While this offseason presents the third round of Ravens-Lamar Jackson negotiations, key variables are part of the 2023 equation. Jackson is due for free agency (well, the franchise tag) in March, and the Ravens now have an offensive coordinator vacancy.
Greg Roman‘s departure will lead to Jackson, his status as a free agent-to-be notwithstanding, having input on the team’s next play-caller, GM Eric DeCosta said Thursday. Jackson endorsed a tweet indicating his Louisville years involved a pro-style offense, and while this could complicate the Ravens’ OC search — as Roman ran a run-heavy offense that capitalized on Jackson’s historic ground-game impact — the team has some major issues to sort through.
As could be expected, both Ravens power brokers expect Jackson back in 2023. DeCosta said (via ESPN.com’s Jamison Hensley) he does not see any reason why the former MVP would not be back, while John Harbaugh offered a stronger stance.
“I want him here; Eric DeCosta wants him here; [owner] Steve Bisciotti wants him here, and Lamar wants to be here,” Harbaugh said. “One hundred percent, you know, 200%. Lamar Jackson is our quarterback. He’s been our quarterback.”
The Ravens have long been expected to apply the franchise tag to Jackson, who has been extension-eligible since January 2021 but just played out his fifth-year option season. DeCosta has not committed to using the exclusive franchise tag or the nonexclusive tag, indicating (via Pro Football Talk’s Mike Florio) he thinks about that decision “every day.”

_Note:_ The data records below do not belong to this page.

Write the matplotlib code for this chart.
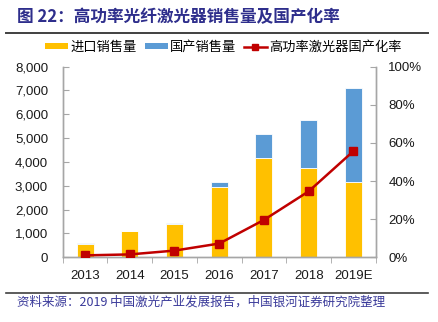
import matplotlib
matplotlib.use("Agg")
import matplotlib.pyplot as plt
from matplotlib.ticker import FuncFormatter
from matplotlib.lines import Line2D
from matplotlib.patches import Patch
import numpy as np

plt.rcParams['font.family'] = ['Liberation Sans', 'Noto Sans CJK SC', 'DejaVu Sans']

years = ["2013", "2014", "2015", "2016", "2017", "2018", "2019E"]
imported = [575, 1100, 1380, 2950, 4150, 3760, 3150]
domestic = [6, 17, 50, 230, 1010, 1990, 3960]
localization_rate = [1.0, 1.5, 3.5, 7.2, 19.6, 34.6, 55.7]

title_text = "图 22：高功率光纤激光器销售量及国产化率"
source_text = "资料来源：2019 中国激光产业发展报告，中国银河证券研究院整理"
legend_labels = ["进口销售量", "国产销售量", "高功率激光器国产化率"]

c_yellow = "#FFC000"
c_blue = "#5B9BD5"
c_red = "#C00000"
c_axis = "#A6A6A6"
c_title = "#2E2E8C"

fig = plt.figure(figsize=(4.38, 3.22), dpi=100)
ax = fig.add_axes([0.143, 0.201, 0.715, 0.592])
ax2 = ax.twinx()

x = np.arange(len(years))
w = 0.38
ax.bar(x, imported, width=w, color=c_yellow, edgecolor="white", linewidth=0.6, zorder=2)
ax.bar(x, domestic, width=w, bottom=imported, color=c_blue, edgecolor="white",
       linewidth=0.6, zorder=2)

ax2.plot(x, localization_rate, color=c_red, linewidth=1.8, marker="s",
         markersize=5.5, markerfacecolor=c_red, markeredgecolor=c_red, zorder=3)

ax.set_xlim(-0.5, len(years) - 0.5)
ax.set_ylim(0, 8000)
ax.set_yticks(np.arange(0, 8001, 1000))
ax.yaxis.set_major_formatter(FuncFormatter(lambda v, p: f"{int(v):,}"))
ax2.set_ylim(0, 100)
ax2.set_yticks(np.arange(0, 101, 20))
ax2.yaxis.set_major_formatter(FuncFormatter(lambda v, p: f"{int(v)}%"))

ax.set_xticks(x)
ax.set_xticklabels(years)
ax.set_xticks(np.arange(-0.5, len(years), 1), minor=True)
ax.tick_params(axis="x", which="major", length=0, pad=9, labelsize=9.5, colors="#1a1a1a")
ax.tick_params(axis="x", which="minor", length=4, direction="out", color=c_axis)
ax.tick_params(axis="y", direction="in", length=4, color=c_axis, labelsize=9.5,
               labelcolor="#1a1a1a", pad=10.5)
ax2.tick_params(axis="y", direction="in", length=4, color=c_axis, labelsize=9.5,
                labelcolor="#1a1a1a", pad=9)

for a in (ax, ax2):
    a.spines["top"].set_visible(False)
    for s in ("left", "right", "bottom"):
        a.spines[s].set_color(c_axis)
        a.spines[s].set_linewidth(1.0)
ax2.set_zorder(ax.get_zorder() + 1)
ax2.patch.set_visible(False)

handles = [
    Patch(facecolor=c_yellow, edgecolor="none"),
    Patch(facecolor=c_blue, edgecolor="none"),
    Line2D([0], [0], color=c_red, linewidth=1.8, marker="s", markersize=5),
]
fig.legend(handles, legend_labels, loc="center", bbox_to_anchor=(0.51, 0.853), ncol=3,
           frameon=False, handlelength=1.75, handleheight=0.3,
           handletextpad=0.15, columnspacing=0.6, borderpad=0.2,
           prop={"family": ["Noto Sans CJK SC"], "size": 9.5})

fig.text(0.038, 0.948, title_text, fontsize=12, fontweight="bold", color=c_title,
         family=["Noto Sans CJK SC"], va="center", ha="left")
fig.add_artist(Line2D([0.014, 0.978], [0.899, 0.899], color="#404040", linewidth=1.4,
                      transform=fig.transFigure))
fig.add_artist(Line2D([0.014, 0.978], [0.09, 0.09], color="#404040", linewidth=1.2,
                      transform=fig.transFigure))
fig.text(0.038, 0.062, source_text, fontsize=9, color="#3A3A9A", style="italic",
         family=["Noto Sans CJK SC"], va="center", ha="left")

fig.savefig("out.png", dpi=100)
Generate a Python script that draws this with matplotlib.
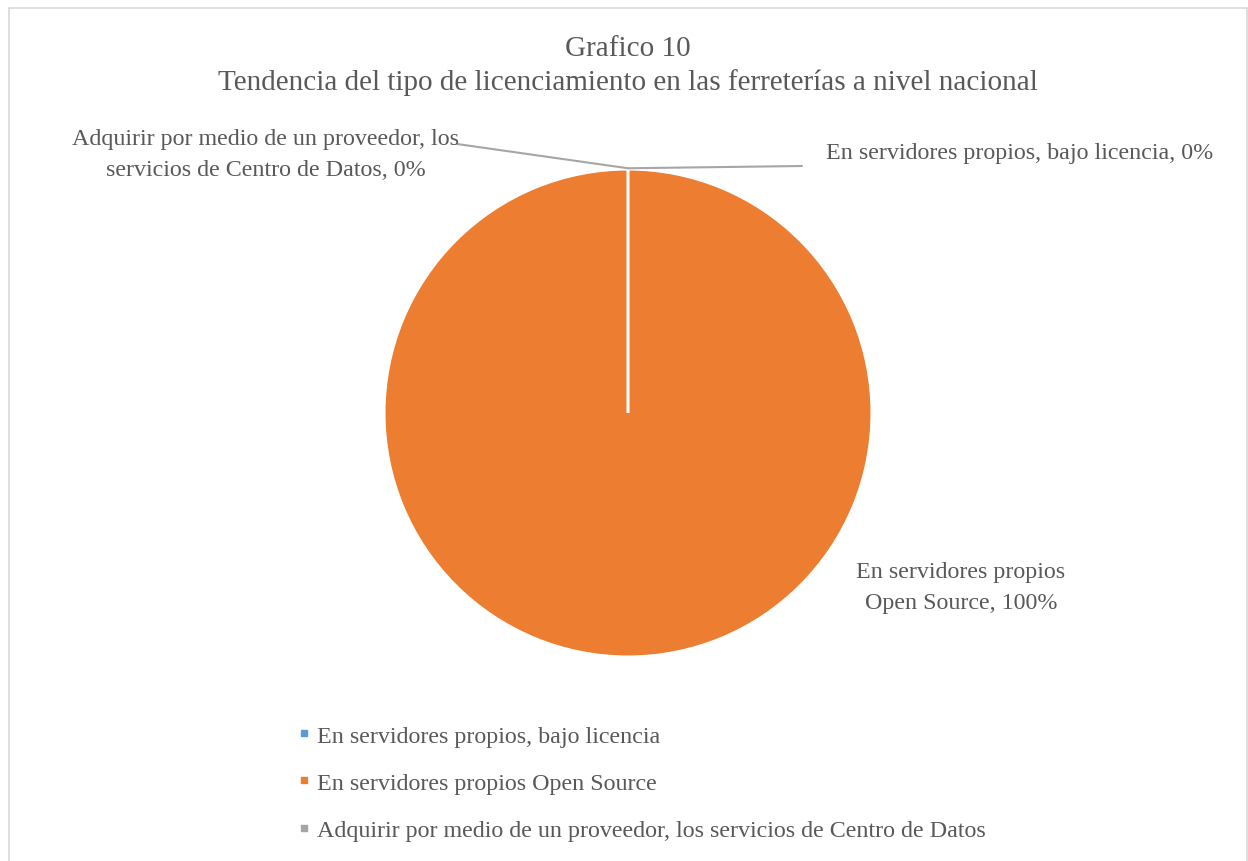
import matplotlib.pyplot as plt
from matplotlib.lines import Line2D
from matplotlib.patches import Rectangle

categories = [
    'En servidores propios, bajo licencia',
    'En servidores propios Open Source',
    'Adquirir por medio de un proveedor, los servicios de Centro de Datos',
]
percentages = [0, 100, 0]
colors = ['#5B9BD5', '#ED7D31', '#A5A5A5']
title_lines = ['Grafico 10',
               'Tendencia del tipo de licenciamiento en las ferreterías a nivel nacional']

TEXT_COLOR = '#595959'
LINE_COLOR = '#A6A6A6'
W, H = 1248, 862
LABEL_SIZE = 17.3

plt.rcParams['font.family'] = ['Liberation Serif', 'DejaVu Serif']

fig = plt.figure(figsize=(W / 100, H / 100), dpi=100)
fig.patch.set_facecolor('white')

# chart frame
fig.add_artist(Rectangle((9 / W, -0.01), (W - 10) / W, (H - 9) / H + 0.01,
                         transform=fig.transFigure, fill=False,
                         edgecolor='#D9D9D9', linewidth=1.2))

# pie axes: centre (628, 414) px, radius 244 px
cx, cy, r = 628, 414, 244
ax = fig.add_axes([(cx - r) / W, (H - cy - r) / H, 2 * r / W, 2 * r / H])
wedges, _ = ax.pie(percentages, colors=colors, startangle=90, counterclock=False,
                   wedgeprops=dict(edgecolor='white', linewidth=2.2))
ax.set_xlim(-1, 1)
ax.set_ylim(-1, 1)

fig.text(cx / W, 1 - 49 / H, title_lines[0], ha='center', va='center',
         fontsize=21, color=TEXT_COLOR)
fig.text(cx / W, 1 - 83 / H, title_lines[1], ha='center', va='center',
         fontsize=21, color=TEXT_COLOR)

# data labels
fig.text(266 / W, 1 - 155 / H, 'Adquirir por medio de un proveedor, los\nservicios de Centro de Datos, '
         f'{percentages[2]}%', ha='center', va='center', multialignment='center',
         fontsize=LABEL_SIZE, color=TEXT_COLOR, linespacing=1.58)
fig.text(826 / W, 1 - 153 / H, f'{categories[0]}, {percentages[0]}%', ha='left',
         va='center', fontsize=LABEL_SIZE, color=TEXT_COLOR)
fig.text(961 / W, 1 - 588 / H, f'En servidores propios\nOpen Source, {percentages[1]}%',
         ha='center', va='center', multialignment='center',
         fontsize=LABEL_SIZE, color=TEXT_COLOR, linespacing=1.58)

# leader lines from the top of the pie
for end in [(457, H - 145), (802, H - 167)]:
    ax.annotate('', xy=(0, 1.003), xycoords='data', xytext=end,
                textcoords='figure pixels', annotation_clip=False,
                arrowprops=dict(arrowstyle='-', color=LINE_COLOR, lw=1.5,
                                shrinkA=0, shrinkB=0))

handles = [Line2D([], [], marker='s', linestyle='none', markersize=5,
                  markerfacecolor=c, markeredgecolor=c) for c in colors]
leg = fig.legend(handles, categories, loc='upper left',
                 bbox_to_anchor=(286 / W, 1 - 714 / H), frameon=False,
                 fontsize=LABEL_SIZE, labelcolor=TEXT_COLOR, handlelength=0.5,
                 handletextpad=0.3, labelspacing=1.05, borderpad=0)

fig.savefig('out.png', dpi=100)
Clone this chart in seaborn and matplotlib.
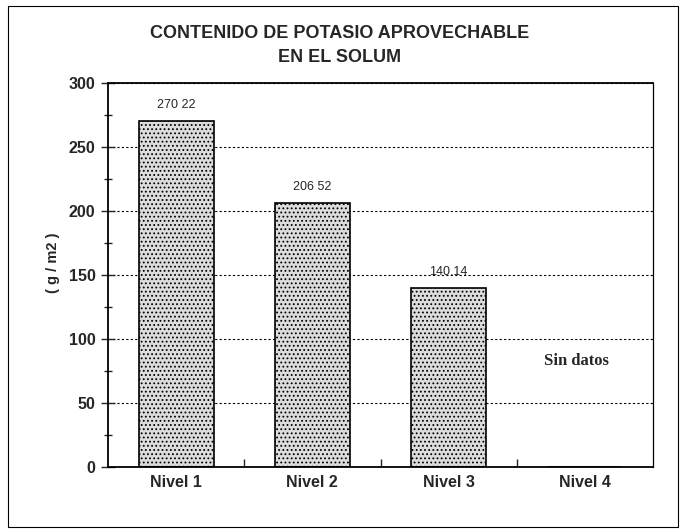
import matplotlib
matplotlib.use("Agg")
import matplotlib.pyplot as plt
import seaborn as sns
import pandas as pd
from matplotlib.patches import Rectangle

niveles = ["Nivel 1", "Nivel 2", "Nivel 3", "Nivel 4"]
valores = [270.22, 206.52, 140.14, 0.0]
etiquetas = ["270 22", "206 52", "140.14", ""]
yticks = [0, 50, 100, 150, 200, 250, 300]

sns.set_style("white")
plt.rcParams["font.family"] = ["Liberation Sans", "DejaVu Sans"]
plt.rcParams["hatch.color"] = "#8a8a8a"
plt.rcParams["hatch.linewidth"] = 0.8

df = pd.DataFrame({"nivel": niveles, "valor": valores})

W, H = 685, 532
fig = plt.figure(figsize=(6.85, 5.32), dpi=100)
ax = fig.add_axes([108 / W, 1 - 467 / H, (653 - 108) / W, (467 - 83) / H])

sns.barplot(data=df, x="nivel", y="valor", ax=ax, color="#dcdcdc",
            width=0.55, edgecolor="black", linewidth=1.2, hatch="....")
for p in ax.patches:
    p.set_edgecolor("black")

ax.set_ylim(0, 300)
ax.set_xlim(-0.5, 3.5)
ax.set_yticks(yticks)
ax.set_yticks(range(0, 301, 25), minor=True)
ax.tick_params(axis="y", which="major", direction="inout", length=10, width=1,
               left=True, labelsize=11.5, pad=4)
ax.tick_params(axis="y", which="minor", direction="inout", length=6, width=1, left=True)
ax.set_xticks([0.5, 1.5, 2.5], minor=True)
ax.tick_params(axis="x", which="major", length=0, labelsize=11.5, pad=6)
ax.tick_params(axis="x", which="minor", direction="in", length=6, width=1, bottom=True)
for lab in ax.get_yticklabels() + ax.get_xticklabels():
    lab.set_fontweight("bold")
ax.yaxis.grid(True, linestyle=(0, (2, 2)), color="black", linewidth=0.8)
ax.set_axisbelow(True)
for s in ["left", "bottom", "top"]:
    ax.spines[s].set_color("black")
    ax.spines[s].set_linewidth(1.3)
ax.spines["right"].set_color("black")
ax.spines["right"].set_linewidth(0.9)
ax.set_xlabel("")
ax.set_ylabel("")

fig.text(53 / W, 1 - 263 / H, "( g / m2 )", rotation=90, ha="center", va="center",
         fontsize=10.5, fontweight="bold")

for i, (v, t) in enumerate(zip(valores, etiquetas)):
    if t:
        ax.text(i, v + 12.5, t, ha="center", va="center", fontsize=9)
ax.text(3 - 0.06, 83, "Sin datos", ha="center", va="center", fontsize=12,
        fontweight="bold", family=["Liberation Serif", "DejaVu Serif"])

fig.text(340 / W, 1 - 33 / H, "CONTENIDO DE POTASIO APROVECHABLE",
         ha="center", va="center", fontsize=13, fontweight="bold")
fig.text(340 / W, 1 - 57 / H, "EN EL SOLUM",
         ha="center", va="center", fontsize=13, fontweight="bold")

fig.patches.append(Rectangle((8 / W, 1 - 527 / H), 670 / W, 521 / H,
                             transform=fig.transFigure, fill=False,
                             edgecolor="black", linewidth=0.8))

fig.savefig("out.png", dpi=100)
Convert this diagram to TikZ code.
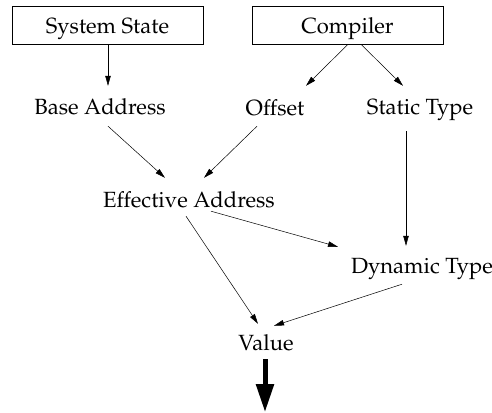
\documentclass[tikz,border=0pt]{standalone}
\usepackage[T1]{fontenc}
\usepackage{mathpazo}
\usetikzlibrary{arrows.meta,calc}
\begin{document}
\begin{tikzpicture}[x=1pt,y=-1pt,
  box/.style={draw,line width=0.6pt,minimum width=191pt,minimum height=38pt,inner sep=0pt,text height=18pt,text depth=0pt,font=\fontsize{22}{24}\selectfont},
  lbl/.style={inner sep=0pt,text height=16pt,text depth=5pt,anchor=base,font=\fontsize{22}{24}\selectfont},
  arr/.style={line width=0.5pt,-{Triangle[length=10pt,width=5.5pt]}},
  big/.style={line width=5pt,-{Triangle[length=28pt,width=17pt]}}]
\useasboundingbox (0,0) rectangle (492,412);
\node[box] (ss) at (107.5,25) {System State};
\node[box] (cp) at (347.5,25) {Compiler};
\node[lbl] (ba) at (100,114) {Base Address};
\node[lbl] (of) at (275,115) {Offset};
\node[lbl] (st) at (420,114) {Static Type};
\node[lbl] (ea) at (189,207) {Effective Address};
\node[lbl] (dt) at (422,273) {Dynamic Type};
\node[lbl] (va) at (266,350) {Value};
\draw[arr] ($(ss.south)+(0.5,0)$) -- ($(ba.north)+(8,-12)$);
\draw[arr] ($(cp.south)+(0.5,0)$) -- ($(of.north)+(31,-13)$);
\draw[arr] ($(cp.south)+(13.5,0)$) -- ($(st.north)+(-17,-12)$);
\draw[arr] ($(ba.south)+(8,7)$) -- ($(ea.north)+(-24,-13)$);
\draw[arr] ($(of.south)+(-18,6)$) -- ($(ea.north)+(15,-13)$);
\draw[arr] ($(st.south)+(-14,12)$) -- ($(dt.north)+(-16,-11)$);
\draw[arr] ($(ea.south)+(22,-1)$) -- ($(dt.north)+(-84,-10)$);
\draw[arr] ($(ea.south)+(-3,4)$) -- ($(va.north)+(-8,-10)$);
\draw[arr] ($(dt.south)+(-20,6)$) -- ($(va.north)+(8,-8)$);
\draw[big] ($(va.south)+(-1,4)$) -- ($(va.south)+(-1,57)$);
\end{tikzpicture}
\end{document}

An exclusive tag is expected to come in at $45MM, which would place a historic cap figure atop the Ravens’ payroll ahead of free agency. A nonexclusive tag would cost the Ravens approximately $32MM. That gap will be notable for when the Ravens plot out their free agency course, though the lower amount would allow other teams to sign Jackson to an offer sheet. The Ravens would collect two first-round picks in the event they do not match an offer sheet.
Considering recent events — Jackson’s injury, team frustration about his inability to return, Jackson’s comments on the injury and his thinly veiled Instagram shot at the team’s attitude toward him — the Ravens’ full-fledged commitment is logical. They have maintained they have wanted to extend Jackson since 2021. DeCosta and Harbaugh met with Jackson on Thursday, but progress in these negotiations still appears elusive. DeCosta said (via NFL.com’s Tom Pelissero) he is excited to resume extension talks but noted it “takes two to tango.” The GM said this last year as well.
The Ravens are believed to have offered Jackson a six-year extension worth $133MM fully guaranteed. That figure would place Jackson in second place but second place by a gargantuan margin. Deshaun Watson‘s $230MM full guarantee is believed to be Jackson’s target, but the Ravens — and other teams — are attempting to treat the Browns quarterback’s contract as an outlier. While Jackson has outpaced Watson in accomplishments thus far and has not run into any off-field trouble like the Cleveland QB has, the latter’s contract did come via a rare trade derby that involved a four-team bidding war.
As for the speculation Jackson did not return to action this season because of his contract, DeCosta denied this (via BaltimorePositive.com’s Luke Jones). Harbaugh added the three-time Pro Bowler was close to returning to action. Jackson said last week he had a grade 2 PCL sprain that bordered on a grade 3 sprain, which is essentially a tear.
The recent Jackson developments have led some around the league to believe the Ravens will entertain trade offers — likely in a tag-and-trade scenario. DeCosta said (via Hensley) the team will not discuss anything involving a Jackson trade but believes the 25-year-old standout wants to stay in Baltimore for the duration of his career. Jackson has said the same in the past, but recent events and the team’s upcoming negotiations with the still-agent-less player may test that commitment.
Harbaugh said (via The Athletic’s Jeff Zrebiec) the team will consider internal candidates to replace Roman. The team operated this way in 2016 (Marty Mornhinweg) and 2019 (Roman). The most recent external hire for the job was Marc Trestman, who held the role from 2015-16. The Ravens will look outside the organization this time; the team must interview at least one external minority candidate to comply with the Rooney Rule.
The team’s passing-game struggles may well be attributed to Jackson, Jackson’s backups and Roman, but its issues at wide receiver have been a consistent concern. Harbaugh pointed to the team needing more receiving help this offseason, Zrebiec tweets. The team will have its top two wideouts — Rashod Bateman and Devin Duvernay — coming off major foot injuries, and it looks like more help will be sought. Procuring said aid on the market has not been the easiest thing for the run-heavy team to do, but receiver will be again be a focus for the Ravens this offseason.